**Raw data**
------------------------------------------------------------

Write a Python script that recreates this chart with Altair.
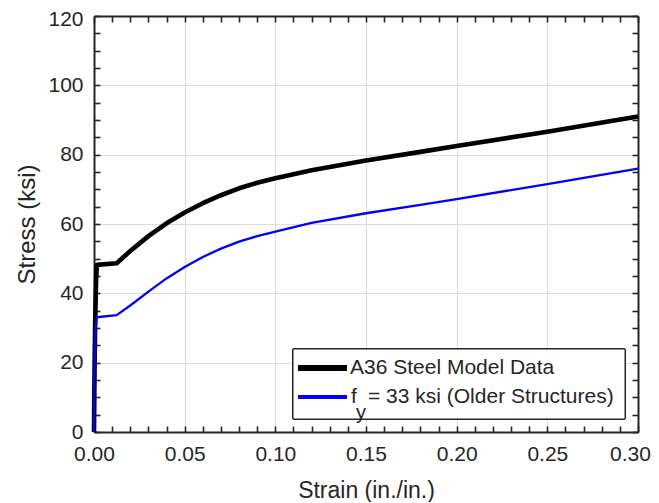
import altair as alt
import pandas as pd

# ---- data ----
strain_a36 = [0.0, 0.0003, 0.0006, 0.0009, 0.0012, 0.0016, 0.0125, 0.02, 0.03, 0.04, 0.05,
              0.06, 0.07, 0.08, 0.09, 0.10, 0.12, 0.15, 0.18, 0.20, 0.25, 0.30]
stress_a36 = [0.0, 18.0, 30.0, 38.0, 44.5, 48.2, 48.7, 52.2, 56.5, 60.2, 63.3,
              66.0, 68.3, 70.3, 71.9, 73.2, 75.5, 78.3, 80.8, 82.5, 86.6, 91.0]

strain_fy = [0.0, 0.0002, 0.0005, 0.0009, 0.0015, 0.0125, 0.02, 0.03, 0.04, 0.05,
             0.06, 0.07, 0.08, 0.09, 0.10, 0.12, 0.15, 0.18, 0.20, 0.25, 0.30]
stress_fy = [0.0, 16.0, 24.0, 30.0, 33.1, 33.7, 36.5, 40.5, 44.3, 47.6,
             50.5, 52.9, 54.9, 56.5, 57.8, 60.3, 63.1, 65.5, 67.2, 71.5, 76.0]

x_major = [0.0, 0.05, 0.10, 0.15, 0.20, 0.25, 0.30]
x_minor = [round(i * 0.01, 2) for i in range(31)]
y_major = [0, 20, 40, 60, 80, 100, 120]
y_minor = [i * 5 for i in range(25)]

label_a36 = "A36 Steel Model Data"
label_fy_main = "f"
label_fy_sub = "y"
label_fy_rest = "= 33 ksi (Older Structures)"

df_a36 = pd.DataFrame({"strain": strain_a36, "stress": stress_a36})
df_fy = pd.DataFrame({"strain": strain_fy, "stress": stress_fy})

FONT = "Liberation Sans"
INK = "#262626"
W, H = 544, 416

xs = alt.Scale(domain=[0, 0.30], nice=False, zero=False)
ys = alt.Scale(domain=[0, 120], nice=False, zero=False)

def xenc(axis):
    return alt.X("strain:Q", scale=xs, axis=axis)

def yenc(axis):
    return alt.Y("stress:Q", scale=ys, axis=axis)

ax_bottom = alt.Axis(orient="bottom", values=x_major, format=".2f", title="Strain (in./in.)",
                     grid=True, gridColor="#dcdcdc", gridWidth=1, ticks=False, tickSize=0,
                     domain=True, domainColor=INK, domainWidth=2,
                     labelFont=FONT, labelFontSize=21, labelColor=INK, labelPadding=11,
                     labelFlush=False, labelOverlap=False,
                     labelOffset={"condition": {"test": "datum.value >= 0.299", "value": -8}, "value": 0},
                     titleFont=FONT, titleFontSize=23, titleFontWeight="normal", titleColor=INK,
                     titlePadding=15)
ax_left = alt.Axis(orient="left", values=y_major, format="d", title="Stress (ksi)",
                   grid=True, gridColor="#dcdcdc", gridWidth=1, ticks=False, tickSize=0,
                   domain=True, domainColor=INK, domainWidth=2,
                   labelFont=FONT, labelFontSize=21, labelColor=INK, labelPadding=11,
                   labelFlush=False, labelOverlap=False,
                   labelOffset={"condition": {"test": "datum.value >= 119", "value": 3}, "value": 0},
                   titleFont=FONT, titleFontSize=24, titleFontWeight="normal", titleColor=INK,
                   titlePadding=8)

black = alt.Chart(df_a36).mark_line(color="black", strokeWidth=4.6, strokeJoin="round").encode(
    x=xenc(ax_bottom), y=yenc(ax_left))

ax_top = alt.Axis(orient="top", labels=False, ticks=False, grid=False, title=None,
                  domain=True, domainColor=INK, domainWidth=2)
ax_right = alt.Axis(orient="right", labels=False, ticks=False, grid=False, title=None,
                    domain=True, domainColor=INK, domainWidth=2)
blue = alt.Chart(df_fy).mark_line(color="#0000ff", strokeWidth=2.3, strokeJoin="round").encode(
    x=xenc(ax_top), y=yenc(ax_right))

def tick_axis(orient, vals):
    return alt.Axis(orient=orient, values=vals, labels=False, grid=False, title=None,
                    domain=False, ticks=True, tickSize=6, offset=-6,
                    tickColor=INK, tickWidth=1.6)

ticks_bl = alt.Chart(df_fy).mark_line(opacity=0).encode(
    x=xenc(tick_axis("bottom", x_minor)), y=yenc(tick_axis("left", y_minor)))
ticks_tr = alt.Chart(df_fy).mark_line(opacity=0).encode(
    x=xenc(tick_axis("top", x_minor)), y=yenc(tick_axis("right", y_minor)))

# ---- legend box (pixel offsets inside the plot area) ----
leg_box = alt.Chart(df_fy).mark_rect(fill="white", stroke=INK, strokeWidth=1).encode(
    x=alt.value(199), x2=alt.value(531), y=alt.value(333), y2=alt.value(403))
leg_black = alt.Chart(df_fy).mark_rule(color="black", strokeWidth=4.6).encode(
    x=alt.value(204), x2=alt.value(253), y=alt.value(352))
leg_blue = alt.Chart(df_fy).mark_rule(color="#0000ff", strokeWidth=2.3).encode(
    x=alt.value(204), x2=alt.value(253), y=alt.value(381))

def leg_text(txt, x, y, size=21):
    return alt.Chart(pd.DataFrame({"t": [txt]})).mark_text(
        align="left", baseline="middle", font=FONT, fontSize=size, color=INK).encode(
        text="t:N", x=alt.value(x), y=alt.value(y))

t1 = leg_text(label_a36, 256, 352)
t2 = leg_text(label_fy_main, 257, 381)
t3 = leg_text(label_fy_sub, 262, 397, size=20)
t4 = leg_text(label_fy_rest, 274, 381)

chart = alt.layer(ticks_bl, ticks_tr, black, blue, leg_box, leg_black, leg_blue, t1, t2, t3, t4).resolve_axis(
    x="independent", y="independent"
).properties(
    width=W, height=H,
    autosize=alt.AutoSizeParams(type="none"),
    padding={"left": 86, "top": 8, "right": 13, "bottom": 70},
    background="white",
).configure_view(stroke=None)

chart.save("out.html", embed_options={"renderer": "svg", "actions": False})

------------------------------------------------------------

**Exercise objective**
Skip the pictures and restate exactly the lines from the beginning of the listing to the line with "82.5, 86.6, 91.0]", that line included.

**Task output**
Write a Python script that recreates this chart with Altair.
import altair as alt
import pandas as pd

# ---- data ----
strain_a36 = [0.0, 0.0003, 0.0006, 0.0009, 0.0012, 0.0016, 0.0125, 0.02, 0.03, 0.04, 0.05,
              0.06, 0.07, 0.08, 0.09, 0.10, 0.12, 0.15, 0.18, 0.20, 0.25, 0.30]
stress_a36 = [0.0, 18.0, 30.0, 38.0, 44.5, 48.2, 48.7, 52.2, 56.5, 60.2, 63.3,
              66.0, 68.3, 70.3, 71.9, 73.2, 75.5, 78.3, 80.8, 82.5, 86.6, 91.0]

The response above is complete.